The house had been pulled apart from top to bottom, the thick, roughly hewn eucalyptus piers left in rows like burial stones amidst the debris of the destruction, a blown about cairn of broken, termite-plagued beams and floorboards, broken bricks and glass, tattered corrugated iron and crumbling sheets of asbestos, tangled wire and plumbing, torn sheets of lino and newspaper cladding in shreds through rotten boards. Two thick piers lay on their sides like old canons. Someone had once started to pull them all out, but the effort to tug them from the earth clearly became too much, the project abandoned. Also abandoned and saved from the destruction, an imposing, monumental wall and white fireplace. The hearth, forsaken in the field, but still standing against the wind and rain. Presumably it too would one day fall into the heap, but for now it stood like the ruins of life itself in a monument to decay.
I wandered about here for a while, exploring and photographing the wreckage. What has always stayed with me, along with a sense of late autumnal cold and dankness, is the feeling that I was witness to something deeply symbolic, that the ruined house atop the gently rolling hill was a metaphor for the deep cultural transformation that was emerging all around me. The slow decay of the remains of a lonely farmer’s house, its decline and disintegration, its decomposition and eventual, inevitable assimilation into the environment, appeared before me in a Dantean vision of a transformation of colonial culture, a ruinously fecund metamorphosis of its radical imposition into something new and unrecognisable. This feeling radiated from the rust and decay, the slowly disintegrating parts of furniture lying around in the grass, the old cans and bottles. A page from a newspaper caught my eye as it lifted and fell in the wind. Caught up in the splintered, termite-ridden boards, an advertisement from the late 1950s or early 1960s for Persil, a laundry detergent known around the globe, which ironically shouted “Now! Prove it yourself in your own home!” I thought immediately of the trope of whiteness and its widespread use in advertisements of this kind, their easy correlation of domestic, cultural and racial cleanliness. Here, amidst the fragments and leavings, the grass and mud, was a bell tolling through time. At a hinge between the twentieth century and the future, I intuited the possibility of a profound development in the nature and character of the meaning of Australia.

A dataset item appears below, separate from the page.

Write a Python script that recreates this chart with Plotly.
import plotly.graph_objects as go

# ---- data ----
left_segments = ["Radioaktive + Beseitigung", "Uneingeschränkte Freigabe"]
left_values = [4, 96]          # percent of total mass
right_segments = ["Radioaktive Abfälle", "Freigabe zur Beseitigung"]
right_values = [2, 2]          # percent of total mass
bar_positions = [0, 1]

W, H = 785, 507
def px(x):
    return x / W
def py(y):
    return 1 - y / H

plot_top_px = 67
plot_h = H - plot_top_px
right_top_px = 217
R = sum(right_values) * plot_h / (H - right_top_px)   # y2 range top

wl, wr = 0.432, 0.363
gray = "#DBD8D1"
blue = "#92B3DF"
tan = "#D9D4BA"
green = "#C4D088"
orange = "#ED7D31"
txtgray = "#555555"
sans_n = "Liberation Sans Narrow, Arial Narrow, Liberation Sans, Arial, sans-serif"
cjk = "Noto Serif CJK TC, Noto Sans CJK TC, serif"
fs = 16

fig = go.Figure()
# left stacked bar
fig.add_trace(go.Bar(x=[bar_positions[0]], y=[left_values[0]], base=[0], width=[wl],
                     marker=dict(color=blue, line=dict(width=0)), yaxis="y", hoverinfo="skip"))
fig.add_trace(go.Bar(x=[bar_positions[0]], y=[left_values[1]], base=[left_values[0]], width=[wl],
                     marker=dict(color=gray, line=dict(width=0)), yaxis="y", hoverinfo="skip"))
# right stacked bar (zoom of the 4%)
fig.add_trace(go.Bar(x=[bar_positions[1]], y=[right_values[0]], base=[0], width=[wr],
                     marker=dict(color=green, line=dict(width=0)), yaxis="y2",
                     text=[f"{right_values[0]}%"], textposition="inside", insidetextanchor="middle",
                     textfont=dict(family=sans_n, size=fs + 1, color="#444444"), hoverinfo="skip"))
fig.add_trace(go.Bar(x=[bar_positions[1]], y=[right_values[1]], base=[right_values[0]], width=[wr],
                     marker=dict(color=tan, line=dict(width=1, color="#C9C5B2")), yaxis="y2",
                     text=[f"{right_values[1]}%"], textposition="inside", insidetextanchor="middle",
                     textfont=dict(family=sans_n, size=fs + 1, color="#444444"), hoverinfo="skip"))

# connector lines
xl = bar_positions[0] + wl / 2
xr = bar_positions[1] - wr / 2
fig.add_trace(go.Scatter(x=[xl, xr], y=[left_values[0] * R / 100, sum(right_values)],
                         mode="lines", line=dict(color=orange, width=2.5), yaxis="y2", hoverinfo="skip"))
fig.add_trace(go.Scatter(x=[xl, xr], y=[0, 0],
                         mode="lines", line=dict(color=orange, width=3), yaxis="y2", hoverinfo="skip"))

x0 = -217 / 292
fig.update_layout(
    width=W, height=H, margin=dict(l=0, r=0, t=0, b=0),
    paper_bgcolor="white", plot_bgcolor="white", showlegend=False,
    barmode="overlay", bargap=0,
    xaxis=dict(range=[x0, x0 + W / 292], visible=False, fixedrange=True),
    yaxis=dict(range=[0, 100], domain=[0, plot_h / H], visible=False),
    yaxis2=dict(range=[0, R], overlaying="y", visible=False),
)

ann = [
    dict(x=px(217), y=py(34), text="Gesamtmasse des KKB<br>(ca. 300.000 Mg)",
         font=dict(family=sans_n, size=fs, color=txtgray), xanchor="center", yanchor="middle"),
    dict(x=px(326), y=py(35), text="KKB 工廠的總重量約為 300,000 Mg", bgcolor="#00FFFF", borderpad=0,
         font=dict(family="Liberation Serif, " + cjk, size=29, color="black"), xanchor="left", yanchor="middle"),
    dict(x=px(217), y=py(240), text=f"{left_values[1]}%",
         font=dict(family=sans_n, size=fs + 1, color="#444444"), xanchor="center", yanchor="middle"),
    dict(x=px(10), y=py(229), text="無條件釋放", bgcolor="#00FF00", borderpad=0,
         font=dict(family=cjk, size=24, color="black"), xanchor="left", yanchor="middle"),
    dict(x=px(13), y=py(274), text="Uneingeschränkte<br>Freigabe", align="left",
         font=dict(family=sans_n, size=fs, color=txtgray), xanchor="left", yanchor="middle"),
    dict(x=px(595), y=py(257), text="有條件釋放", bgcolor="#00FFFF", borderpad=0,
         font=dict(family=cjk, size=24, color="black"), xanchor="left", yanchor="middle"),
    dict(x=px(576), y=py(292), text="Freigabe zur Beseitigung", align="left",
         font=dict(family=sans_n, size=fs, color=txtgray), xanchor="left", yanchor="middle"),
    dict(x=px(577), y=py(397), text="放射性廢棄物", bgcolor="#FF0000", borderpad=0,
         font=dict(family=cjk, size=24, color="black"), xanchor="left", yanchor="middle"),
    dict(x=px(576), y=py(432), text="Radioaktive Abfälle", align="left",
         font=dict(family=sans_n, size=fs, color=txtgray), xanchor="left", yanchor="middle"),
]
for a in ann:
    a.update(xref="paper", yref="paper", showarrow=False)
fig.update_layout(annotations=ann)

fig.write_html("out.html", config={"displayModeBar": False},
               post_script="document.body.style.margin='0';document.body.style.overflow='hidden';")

In this issue of Plumwood Mountain, “Decolonisation and Geopoethics”, I have curated a group of works that feel sympathetic to the vision of a decolonised Australia, a place where settler and Indigenous cultures have begun to find an existential common ground that is beyond postcolonial. What does it look like? Here, the question is contemplated solely by non-Indigenous writers. Decolonisation can be shared by everyone, not least the hegemony, for everyone needs to take responsibility for imagining their own unique kind of transformation. In poetry and poetics, we have to think about how non-Indigenous form, western form, romantic form, lyrical form, white form, have a responsibility to current and future cultural conditions. The poets in this issue have already confronted that responsibility, and make poetry that senses and ideates the textures and vectors of an emerging decolonised consciousness in non-Indigenous writing. The renewal is about both form and content—open field, avant-lyrical, polyvalent whole-fragments, two-way decentred recentring, and just good old plain speech. A shared poetics. The country gets involved, speaks through it all, while the imagination dilates to admit everything, from all across the continent, the Pacific, the Indian. The South, all the sunlight after the imperium.

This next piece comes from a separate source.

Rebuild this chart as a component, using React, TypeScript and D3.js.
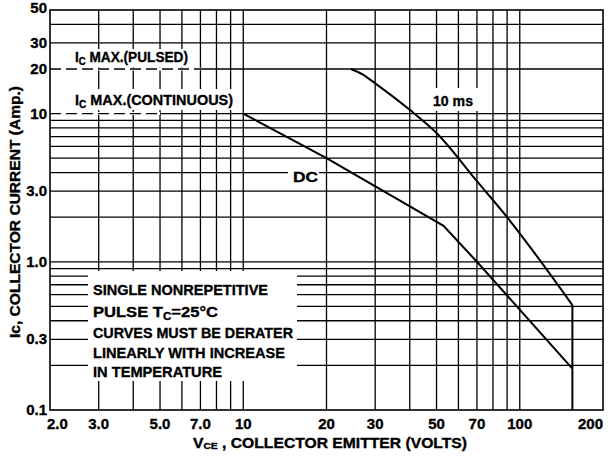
import * as d3 from "d3";

// grid values (log axes)
const xGrid = [3, 4, 5, 6, 7, 8, 9, 10, 20, 30, 40, 50, 60, 70, 80, 90, 100];
const yGrid = [0.2, 0.3, 0.4, 0.5, 0.6, 0.7, 0.8, 0.9, 1, 2, 3, 4, 5, 6, 7, 8, 9, 10, 20, 30, 40];
const xTicks = [2, 3, 5, 7, 10, 20, 30, 50, 70, 100, 200];
const xTickLabels = ["2.0", "3.0", "5.0", "7.0", "10", "20", "30", "50", "70", "100", "200"];
const yTicks = [0.1, 0.3, 1, 3, 10, 20, 30, 50];
const yTickLabels = ["0.1", "0.3", "1.0", "3.0", "10", "20", "30", "50"];

// safe operating area curves [Vce, Ic]
const dcCurve: [number, number][] = [[10, 10], [20, 5], [53, 1.75], [70, 1.0], [155, 0.19]];
const pulse10ms: [number, number][] = [
  [24.5, 20], [27, 18.4], [30, 16], [40, 10.6], [50, 7.4], [70, 3.5], [90, 2.0], [155, 0.51],
];
const cutoff: [number, number][] = [[155, 0.51], [155, 0.1]];
const icMaxPulsed = { v: [2, 7], i: 20 };
const icMaxCont = { v: [2, 5], i: 10 };

const W = 610;
const H = 460;
const PLOT = { left: 50, right: 603, top: 10, bottom: 410 };
const FONT = "'Liberation Sans', Arial, Helvetica, sans-serif";

export default function App() {
  const x = d3.scaleLog().domain([2, 200]).range([PLOT.left, PLOT.right]);
  const y = d3.scaleLog().domain([0.1, 50]).range([PLOT.bottom, PLOT.top]);
  const line = d3
    .line<[number, number]>()
    .x((d) => x(d[0]))
    .y((d) => y(d[1]));
  const smooth = line.curve(d3.curveMonotoneX);
  const straight = d3
    .line<[number, number]>()
    .x((d) => x(d[0]))
    .y((d) => y(d[1]));

  // white patches behind the labels (the gridlines stop there)
  const masks = [
    { x: 70, y: 49, w: 126, h: 18 },
    { x: 68, y: 89, w: 170, h: 21 },
    { x: 429, y: 88, w: 51, h: 23 },
    { x: 288, y: 167, w: 31, h: 19 },
    { x: 88, y: 271, w: 209, h: 110 },
  ];

  const lbl = {
    fontFamily: FONT,
    fontWeight: 700,
    fill: "#000",
    stroke: "#000",
    strokeWidth: 0.35,
  } as const;

  return (
    <svg
      width={W}
      height={H}
      style={{ position: "absolute", left: 0, top: 0, background: "#fff" }}
    >
      <rect width={W} height={H} fill="#fff" />

      {/* grid */}
      <g stroke="#000" strokeWidth={1.3}>
        {xGrid.map((v) => (
          <line key={"gx" + v} x1={x(v)} x2={x(v)} y1={PLOT.top} y2={PLOT.bottom} />
        ))}
        {yGrid.map((v) => (
          <line key={"gy" + v} x1={PLOT.left} x2={PLOT.right} y1={y(v)} y2={y(v)} />
        ))}
      </g>

      {masks.map((m, i) => (
        <rect key={"m" + i} x={m.x} y={m.y} width={m.w} height={m.h} fill="#fff" />
      ))}

      {/* Ic max lines, dashed near the axis */}
      {[icMaxPulsed, icMaxCont].map((m, i) => (
        <g key={"ic" + i}>
          <line x1={x(m.v[0])} x2={x(m.v[1])} y1={y(m.i)} y2={y(m.i)} stroke="#fff" strokeWidth={3} />
          <line
            x1={x(m.v[0])}
            x2={x(m.v[1])}
            y1={y(m.i)}
            y2={y(m.i)}
            stroke="#000"
            strokeWidth={1.4}
            strokeDasharray="11,5"
          />
        </g>
      ))}

      {/* border */}
      <rect
        x={PLOT.left}
        y={PLOT.top}
        width={PLOT.right - PLOT.left}
        height={PLOT.bottom - PLOT.top}
        fill="none"
        stroke="#000"
        strokeWidth={1.6}
      />

      {/* curves */}
      <path d={straight(dcCurve) ?? ""} fill="none" stroke="#000" strokeWidth={2} />
      <path d={smooth(pulse10ms) ?? ""} fill="none" stroke="#000" strokeWidth={2} />
      <path d={straight(cutoff) ?? ""} fill="none" stroke="#000" strokeWidth={2} />

      {/* y tick labels */}
      {yTicks.map((v, i) => (
        <text
          key={"yt" + v}
          x={PLOT.left - 3}
          y={v === 50 ? y(v) + 3 : y(v) + 5}
          textAnchor="end"
          fontSize={15}
          {...lbl}
        >
          {yTickLabels[i]}
        </text>
      ))}

      {/* x tick labels */}
      {xTicks.map((v, i) => {
        const first = i === 0;
        const last = i === xTicks.length - 1;
        return (
          <text
            key={"xt" + v}
            x={first ? x(v) - 3 : x(v)}
            y={429}
            textAnchor={first ? "start" : last ? "end" : "middle"}
            fontSize={15}
            {...lbl}
          >
            {xTickLabels[i]}
          </text>
        );
      })}

      {/* axis titles */}
      <text x={193} y={448} fontSize={14.5} textLength={274} lengthAdjust="spacingAndGlyphs" {...lbl}>
        V<tspan fontSize={9.5} dy={1}>CE</tspan>
        <tspan dy={-1}> , COLLECTOR EMITTER (VOLTS)</tspan>
      </text>
      <text
        transform={`translate(20,${(PLOT.top + PLOT.bottom) / 2 + 2}) rotate(-90)`}
        textAnchor="middle"
        fontSize={14}
        textLength={252}
        lengthAdjust="spacingAndGlyphs"
        {...lbl}
      >
        Ic, COLLECTOR  CURRENT (Amp.)
      </text>

      {/* curve labels */}
      <text x={75} y={62} fontSize={15} textLength={113} lengthAdjust="spacingAndGlyphs" {...lbl}>
        I<tspan fontSize={10.5} dy={3}>C</tspan>
        <tspan dy={-3}> MAX.(PULSED)</tspan>
      </text>
      <text x={75} y={105} fontSize={15} textLength={158} lengthAdjust="spacingAndGlyphs" {...lbl}>
        I<tspan fontSize={10.5} dy={3}>C</tspan>
        <tspan dy={-3}> MAX.(CONTINUOUS)</tspan>
      </text>
      <text x={433} y={106} fontSize={15.5} textLength={40} lengthAdjust="spacingAndGlyphs" {...lbl}>
        10 ms
      </text>
      <text x={293} y={182} fontSize={15} textLength={25} lengthAdjust="spacingAndGlyphs" {...lbl}>
        DC
      </text>

      {/* note */}
      <text x={93} y={295} fontSize={15} textLength={175} lengthAdjust="spacingAndGlyphs" {...lbl}>
        SINGLE NONREPETITIVE
      </text>
      <text x={93} y={317} fontSize={15} textLength={125} lengthAdjust="spacingAndGlyphs" {...lbl}>
        PULSE T<tspan fontSize={10.5} dy={3}>C</tspan>
        <tspan dy={-3}>=25°C</tspan>
      </text>
      <text x={93} y={338} fontSize={15} textLength={200} lengthAdjust="spacingAndGlyphs" {...lbl}>
        CURVES MUST BE DERATER
      </text>
      <text x={93} y={358} fontSize={15} textLength={192} lengthAdjust="spacingAndGlyphs" {...lbl}>
        LINEARLY WITH INCREASE
      </text>
      <text x={93} y={377} fontSize={15} textLength={129} lengthAdjust="spacingAndGlyphs" {...lbl}>
        IN TEMPERATURE
      </text>
    </svg>
  );
}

That’s what’s most human about it, how the imagination flowers and grows from the debris, reaches out in new filigrees of testing and speaking and meeting to find niches in the compost, to grow something new from the old, as has always been the way.
The nature of a thing is its character. If a geopoethics is about how we understand and write the nature of nature, the character of habitus, a decolonised geopoethics does it with that something in mind.
I walked away from the ruins, with a few photos in my pocket, a swarm of ideas buzzing about my head like native bees.